Nursing Home Blog
Fire at Quebec Seniors' Residence
Posted on Thu, January 23, 2014 at 10:03 pm
My thoughts and prayers go out to all those who are affected by the tragic fire at L`Isle Verte, a senior`s residence in Quebec. At the time of this posting, 5 deaths have been confirmed. Today I was interviewed by 5 CBC radio stations from across the country, many of which asked me the same questions, ``How can we prevent this?``, ``Did Alzheimer`s play a role in complicating the evacuation?``, and ``Could the night staff truly evacuate 50 residents?` While I don`t have all the answers to these questions, or certainly not the answers people want to hear, these are my perspectives:
- How can we prevent something like this from happening again? All nursing homes should have an evacuation plan in place, and provinces, such as Ontario, require nursing homes to conduct a mock evacuation every three years. Nursing homes should have contracts in place with facilities to house residents in the event that a nursing home becomes inhabitable. Nursing homes need to have an up-to-date resident list to ensure that all residents are accounted for once the facility is evacuated. Fire drills should be conducted on a regular basis. For example, Administrators in Ontario must ensure that a fire drill is conducted every month for each shift. All nursing homes MUST have a functional sprinkler system that covers all aspects of the building. Partial sprinkles are simply inadequate and risk the health and safety of all residents and staff.

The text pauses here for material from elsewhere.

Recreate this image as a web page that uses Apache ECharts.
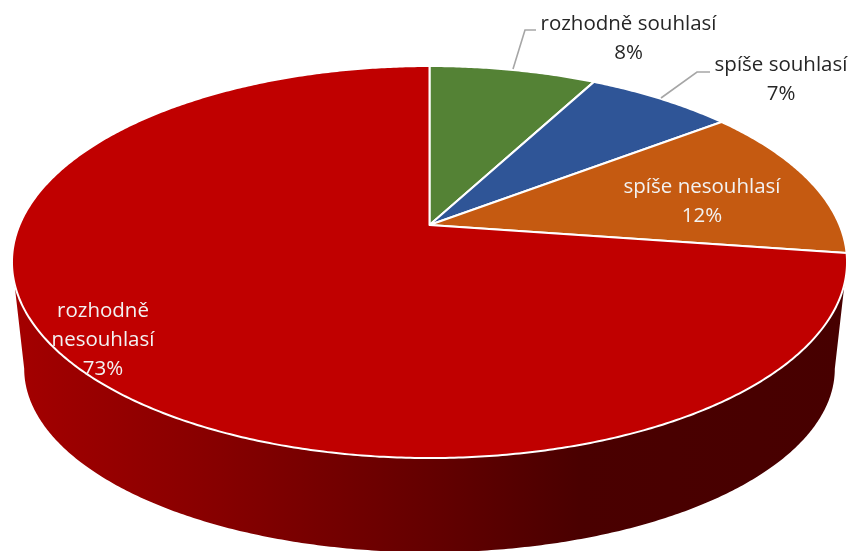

- Did Alzheimer`s complicate the evacuation? Of the stories that I have read about L`Isle-Verte , none of them mentioned that residents were agitated or displayed aggressive behaviour, but I did read that many of the residents suffered from Alzheimer`s. Individuals with advanced Alzheimer`s can be especially vulnerable to chaotic situations and have limited understanding and comprehension, so I would presume that at least some of the residents became agitated, and understandably so. Quickly evacuating a large number of residents is a time consuming task but having to calm down agitated and resistant residents presents further challenges and time delays. Staff needs proper training on how to interact with residents with Alzheimer`s, and specifically how to effectively handle someone with Alzheimer`s in a crisis situation.
- Could the night staff realistic evacuate 50 residents? In a perfect world there would be enough staff on the night shift to safely evacuate all residents, but this is not the case. Fact of the matter is there is only a limited amount of funding for nursing homes, and if a Nursing Home Administrator were to receive more funding for staffing, most of these resources would likely be used to increase staffing during the day or evening shifts when residents require more care. During the night residents are sleeping, so added staff would simply sit around. Adding a couple more night staff would make a small difference in the event of a full evacuation, but they would still find it extremely challenging to safely remove all residents from the facility.
The tragic fire at L`Isle-Verte will most certainly spark a much needed conversation and debate on current nursing home policies such as staff levels, staff to resident ratios for the night shift, and proper fire prevention strategies. I hope that lessons learned will prevent further deaths and ultimately ensure the safety of nursing home residents.